= WHAT IS REQUIRED =
Give every line back verbatim, dropping all images.

= DATA SEGMENT =
--- start ---

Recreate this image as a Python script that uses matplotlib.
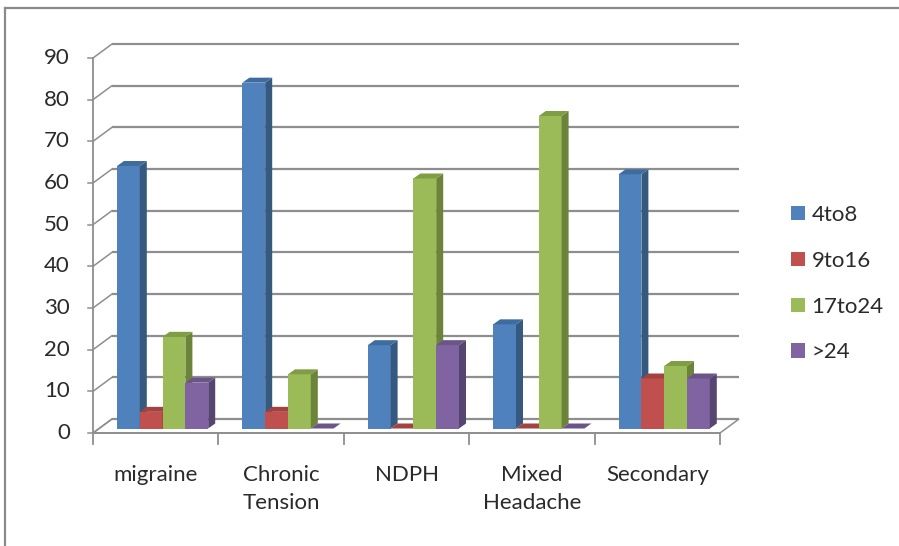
import matplotlib
matplotlib.use("Agg")
import matplotlib.pyplot as plt
from matplotlib.patches import Polygon, Patch
from matplotlib.lines import Line2D

plt.rcParams['font.family'] = ['Lato', 'DejaVu Sans']

categories = ["migraine", "Chronic\nTension", "NDPH", "Mixed\nHeadache", "Secondary"]
series_names = ["4to8", "9to16", "17to24", ">24"]
values_4to8 = [63, 83, 20, 25, 61]
values_9to16 = [4, 4, 0, 0, 12]
values_17to24 = [22, 13, 60, 75, 15]
values_over24 = [11, 0, 20, 0, 12]
y_ticks = [0, 10, 20, 30, 40, 50, 60, 70, 80, 90]

series_values = [values_4to8, values_9to16, values_17to24, values_over24]
front_colors = ["#4F81BD", "#C0504D", "#9BBB59", "#8064A2"]
side_colors = ["#36597F", "#8A3735", "#6B8439", "#574571"]
top_colors = ["#3F6C9F", "#A24341", "#7F9E44", "#6A5488"]

W, H = 899, 546
fig = plt.figure(figsize=(W / 100, H / 100), dpi=100)
ax = fig.add_axes([0, 0, 1, 1])

# pixel geometry of the front plane of the plot
X0_PX, CAT_PX = 93, 125.4
Y0_PX, UNIT_PX = 433, 4.1667
ax.set_xlim(-X0_PX / CAT_PX, (W - X0_PX) / CAT_PX)
ax.set_ylim(-(H - Y0_PX) / UNIT_PX, Y0_PX / UNIT_PX)
ax.axis("off")

def px_dx(p):
    return p / CAT_PX

def px_dy(p):
    return p / UNIT_PX

n = len(categories)
ymax = y_ticks[-1]
DX, DY = px_dx(19), px_dy(14)          # wall depth
grid_col = "#8E8E8E"
text_col = "#2A2A2A"

# floor
floor = Polygon([(0, 0), (n, 0), (n + DX, DY), (DX, DY)], closed=True,
                facecolor="white", edgecolor=grid_col, lw=1.1, zorder=1)
ax.add_patch(floor)

# back wall gridlines and side wall diagonals
for t in y_ticks:
    ax.plot([DX, n + DX], [t + DY, t + DY], color=grid_col, lw=1.6, zorder=2,
            solid_capstyle="butt")
    ax.plot([0, DX], [t, t + DY], color=grid_col, lw=1.1, zorder=2)
    ax.plot([0, px_dx(-5)], [t, t], color=grid_col, lw=1.1, zorder=2)
    ax.text(px_dx(-23), t, str(t), ha="right", va="center", fontsize=16,
            color=text_col)

# front value axis
ax.plot([0, 0], [0, ymax], color=grid_col, lw=1.3, zorder=2)
ax.plot([0, n], [0, 0], color=grid_col, lw=1.3, zorder=2)
# category ticks
for i in range(n + 1):
    ax.plot([i, i], [0, px_dy(-11)], color=grid_col, lw=1.3, zorder=2)

# bars with a shallow 3-D look
BAR_X0 = px_dx(24)
BAR_W = px_dx(22.8)
BAR_BASE = px_dy(4.5)
SDX, SDY = px_dx(7), px_dy(5)
z = 3
for i in range(n):
    for j, vals in enumerate(series_values):
        v = vals[i]
        x = i + BAR_X0 + j * BAR_W
        ax.bar(x, v, width=BAR_W, bottom=BAR_BASE, align="edge",
               color=front_colors[j], edgecolor="none", zorder=z)
        top = BAR_BASE + v
        side = Polygon([(x + BAR_W, BAR_BASE), (x + BAR_W + SDX, BAR_BASE + SDY),
                        (x + BAR_W + SDX, top + SDY), (x + BAR_W, top)],
                       closed=True, facecolor=side_colors[j], edgecolor="none",
                       zorder=z)
        cap = Polygon([(x, top), (x + SDX, top + SDY), (x + BAR_W + SDX, top + SDY),
                       (x + BAR_W, top)], closed=True, facecolor=top_colors[j],
                      edgecolor="none", zorder=z)
        ax.add_patch(side)
        ax.add_patch(cap)
        z += 0.01

# category labels
for i, name in enumerate(categories):
    ax.text(i + 0.5, px_dy(-32), name, ha="center", va="top", fontsize=16,
            linespacing=1.5, color=text_col)

# legend
handles = [Patch(facecolor=c, edgecolor="none") for c in front_colors]
ax.legend(handles, series_names, loc="upper left",
          bbox_to_anchor=(791 / W, 1 - 205 / H), frameon=False, fontsize=16,
          handlelength=0.62, handleheight=0.62, handletextpad=0.3,
          labelspacing=1.16, borderpad=0, borderaxespad=0,
          labelcolor=text_col)

# outer chart border
fig.add_artist(Line2D([5 / W, 5 / W], [0, 1 - 8 / H], color="#8A8A8A", lw=1.6,
                      transform=fig.transFigure))
fig.add_artist(Line2D([5 / W, 1], [1 - 8 / H, 1 - 8 / H], color="#8A8A8A", lw=1.6,
                      transform=fig.transFigure))

fig.savefig("out.png", dpi=100)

--- end ---

= SOLUTION TO THIS TASK =
Recreate this image as a Python script that uses matplotlib.
import matplotlib
matplotlib.use("Agg")
import matplotlib.pyplot as plt
from matplotlib.patches import Polygon, Patch
from matplotlib.lines import Line2D

plt.rcParams['font.family'] = ['Lato', 'DejaVu Sans']

categories = ["migraine", "Chronic\nTension", "NDPH", "Mixed\nHeadache", "Secondary"]
series_names = ["4to8", "9to16", "17to24", ">24"]
values_4to8 = [63, 83, 20, 25, 61]
values_9to16 = [4, 4, 0, 0, 12]
values_17to24 = [22, 13, 60, 75, 15]
values_over24 = [11, 0, 20, 0, 12]
y_ticks = [0, 10, 20, 30, 40, 50, 60, 70, 80, 90]

series_values = [values_4to8, values_9to16, values_17to24, values_over24]
front_colors = ["#4F81BD", "#C0504D", "#9BBB59", "#8064A2"]
side_colors = ["#36597F", "#8A3735", "#6B8439", "#574571"]
top_colors = ["#3F6C9F", "#A24341", "#7F9E44", "#6A5488"]

W, H = 899, 546
fig = plt.figure(figsize=(W / 100, H / 100), dpi=100)
ax = fig.add_axes([0, 0, 1, 1])

# pixel geometry of the front plane of the plot
X0_PX, CAT_PX = 93, 125.4
Y0_PX, UNIT_PX = 433, 4.1667
ax.set_xlim(-X0_PX / CAT_PX, (W - X0_PX) / CAT_PX)
ax.set_ylim(-(H - Y0_PX) / UNIT_PX, Y0_PX / UNIT_PX)
ax.axis("off")

def px_dx(p):
    return p / CAT_PX

def px_dy(p):
    return p / UNIT_PX

n = len(categories)
ymax = y_ticks[-1]
DX, DY = px_dx(19), px_dy(14)          # wall depth
grid_col = "#8E8E8E"
text_col = "#2A2A2A"

# floor
floor = Polygon([(0, 0), (n, 0), (n + DX, DY), (DX, DY)], closed=True,
                facecolor="white", edgecolor=grid_col, lw=1.1, zorder=1)
ax.add_patch(floor)

# back wall gridlines and side wall diagonals
for t in y_ticks:
    ax.plot([DX, n + DX], [t + DY, t + DY], color=grid_col, lw=1.6, zorder=2,
            solid_capstyle="butt")
    ax.plot([0, DX], [t, t + DY], color=grid_col, lw=1.1, zorder=2)
    ax.plot([0, px_dx(-5)], [t, t], color=grid_col, lw=1.1, zorder=2)
    ax.text(px_dx(-23), t, str(t), ha="right", va="center", fontsize=16,
            color=text_col)

# front value axis
ax.plot([0, 0], [0, ymax], color=grid_col, lw=1.3, zorder=2)
ax.plot([0, n], [0, 0], color=grid_col, lw=1.3, zorder=2)
# category ticks
for i in range(n + 1):
    ax.plot([i, i], [0, px_dy(-11)], color=grid_col, lw=1.3, zorder=2)

# bars with a shallow 3-D look
BAR_X0 = px_dx(24)
BAR_W = px_dx(22.8)
BAR_BASE = px_dy(4.5)
SDX, SDY = px_dx(7), px_dy(5)
z = 3
for i in range(n):
    for j, vals in enumerate(series_values):
        v = vals[i]
        x = i + BAR_X0 + j * BAR_W
        ax.bar(x, v, width=BAR_W, bottom=BAR_BASE, align="edge",
               color=front_colors[j], edgecolor="none", zorder=z)
        top = BAR_BASE + v
        side = Polygon([(x + BAR_W, BAR_BASE), (x + BAR_W + SDX, BAR_BASE + SDY),
                        (x + BAR_W + SDX, top + SDY), (x + BAR_W, top)],
                       closed=True, facecolor=side_colors[j], edgecolor="none",
                       zorder=z)
        cap = Polygon([(x, top), (x + SDX, top + SDY), (x + BAR_W + SDX, top + SDY),
                       (x + BAR_W, top)], closed=True, facecolor=top_colors[j],
                      edgecolor="none", zorder=z)
        ax.add_patch(side)
        ax.add_patch(cap)
        z += 0.01

# category labels
for i, name in enumerate(categories):
    ax.text(i + 0.5, px_dy(-32), name, ha="center", va="top", fontsize=16,
            linespacing=1.5, color=text_col)

# legend
handles = [Patch(facecolor=c, edgecolor="none") for c in front_colors]
ax.legend(handles, series_names, loc="upper left",
          bbox_to_anchor=(791 / W, 1 - 205 / H), frameon=False, fontsize=16,
          handlelength=0.62, handleheight=0.62, handletextpad=0.3,
          labelspacing=1.16, borderpad=0, borderaxespad=0,
          labelcolor=text_col)

# outer chart border
fig.add_artist(Line2D([5 / W, 5 / W], [0, 1 - 8 / H], color="#8A8A8A", lw=1.6,
                      transform=fig.transFigure))
fig.add_artist(Line2D([5 / W, 1], [1 - 8 / H, 1 - 8 / H], color="#8A8A8A", lw=1.6,
                      transform=fig.transFigure))

fig.savefig("out.png", dpi=100)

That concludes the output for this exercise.